The branch of OD that involves working in a group of 10-12 people in a non-classroom setup with no agenda provided but to explore what is happening to them on a ‘here and now’ basis and how the group members interact among themselves and resolve emerging issues therein, is T-Group or laboratory training methodology.

The critically important elements of T-Group or Laboratory Training Methodology is the absence of appointed leaders and the presence of a facilitator who does not provide direction, solution, often offering some behavioral data as observations and help the members of the group observe their behavior and the responses that are elicited to those behaviors. These responses are then tested through hypothesis and validated by the ‘here and now’ data, conceptualizing the process. It all started when four colleagues, Kurt Lewin, Kenneth D.Benne, Leyland P Bradford and Ronald Lipitt were asked to organize a conference to address the religions and racial prejudices after World War-II. These four colleagues later started the National Training Laboratories (NTL) in Bethel, Maine in 1947 and started offering T-Groups were learning about individuals and group behavior and also for developing future competent T-Group trainers.

T-Group methodology has been adopted by several organizations which wanted to facilitate change through focusing on individual and groups.

In a T-Group laboratory, the processes could be intra-personal, inter personal as well as at the Group level viz. Group Processes.

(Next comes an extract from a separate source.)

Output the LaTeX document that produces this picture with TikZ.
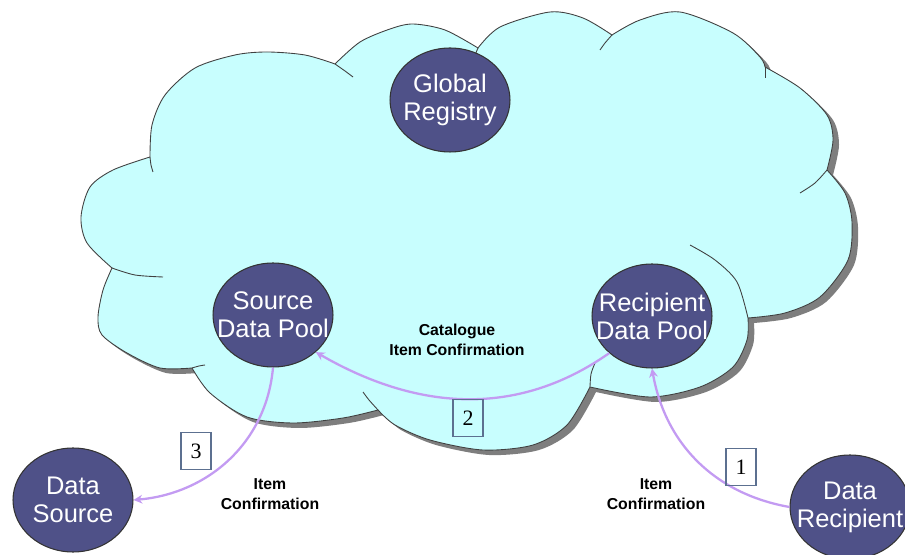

In T-Group, the leaderless unstructured setting of the laboratory has enough ambiguity and confusion that creates healthy limit of stress for the participants to elicit their deep inside unconscious behavioral responses.

The word “Laboratory” in Laboratory Training Methodology can be attributed to the spirit of experimentation that forms the principle area of work in any laboratory. The conceptual framework of a T-Group is based on principles of Applied Behavioral Sciences. There are many Group Development Theories that are used to study the Group behavior in T-Groups and they are Jack Gibb’s Model of Trust Formation that identifies the four concerns related to acceptance, data flow, goal and control in the Group. The Inclusion Control Affection Model of Will Schutz and the Forming, Storming, Norming, Performing Model of Tuchman, the intra-personal and inter personal processes in the T-Group are often explored through the well-known Johari Window Model given by Joe Luft and Harryingham

T-Groups training is also often called Sensitivity Training perhaps because of the awareness it generates in the participants of the Group on the fundamental human processes.